Fun and Functional
Joey Hewell and Scott Lindsley of Linwell Farms redesign the kitchen of their century-old home
On a recent Sunday, Joey Hewell and Scott Lindsley spent the day with friends cooking and experimenting. They had purchased some fresh conch at the NoDa Farmers Market — which Joey oversees across the street from their home — and were determined to cook it right. Hewell took over one area of the countertop, trimming and cutting the conch. Lindsley was at another corner cutting tomatoes, onion, and garlic from their extensive raised-bed garden in the backyard. Another friend was at the drink-making station.
It was a lot of activity for one kitchen. But days like this are exactly what this space is designed for.
Hewell and Lindsley moved into the circa-1910 home in NoDa two and a half years ago. The house underwent a renovation around 2005. It was livable. But it wasn't their style. Hewell, who enjoys interior design, worked with John Littlefield, a friend with extensive experience in kitchen renovation, to turn the spacious kitchen into a fun, functional space.
The room was painted dark gray, so Hewell and Lindsley painted the whole room (including the adjoining living area) white to brighten it. They picked out the white, beveled subway tile early on, too. The border tiles around the top give the room an upper limit, making it feel more cozy than cavernous, which can happen with such tall ceilings. The black grout was a pain to finish — wiping every smudge from the white surface — but it's a nice contrast and ties in the other black elements of the room. Hewell and Littlefield constructed the cabinets around the refrigerator, which was all dead space before. Cookbooks are stored on the open top shelf. Hewell and Lindsley found the blue cabinet at the Metrolina Tradeshow Expo; it functions as their pantry. Hewell discovered the metal stools, a little shorter than barstools, at Sleepy Poet Antique Mall.
Hewell and Lindsley replaced the appliances after moving in. The old stove hood wasn't properly vented, so during the renovation, they cut a hole in the roof and installed a new hood to better account for their Five Star range. Hewell built the table out of reclaimed wood to replace a smaller island. He found the two large pendant lights online and knew immediately they would suit the space.
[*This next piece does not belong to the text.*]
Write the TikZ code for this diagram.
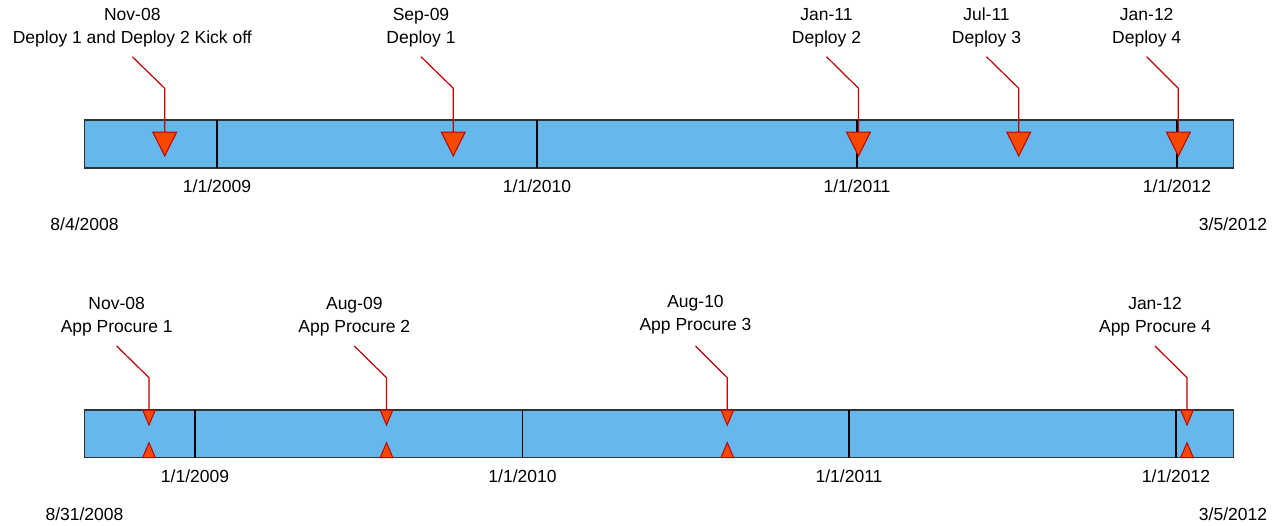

Recessed lights throughout and three pendant lights over the sink — which Hewell outfitted with cage coverings — add extra brightness.
Before the tiles and shelving could be put onto the walls, the walls had to be reinforced to hold all of the weight. That process included installing the bars that hold the shelves. They are so strong now that Littlefield actually stood on one to reach something on the ceiling. The wood for the shelves came out of an old dairy barn. Hewell liked the look of the weathered, white paint, so he left it original. The countertops were installed earlier to match the color of the old cabinets, but they work in this space, too. The "leathered" granite is textured and tough. They can cut vegetables directly on the countertops if they want without scratching them.
The left corner of the kitchen is the designated baking station. It's near the window for good light and right beside the sink. The bars under the shelving are magnetic, so recipes can be clipped in a readable position out of the way of spills. The top shelf is a good place for homemade kombucha, kimchee, and sauerkraut to sit undisturbed.
Looking back on the project, Hewell (pictured here with dogs Bamboo and Tiki) is thankful he and Lindsley were flexible and allowed things to come together piece by piece. The working space now accommodates their daily use, big Sunday cooking experiments, and laid-back lifestyle.
"Some houses, you walk in and feel like you can't touch anything," Hewell says. "Here, you can relax and have fun. This is as easy (going) as it can get."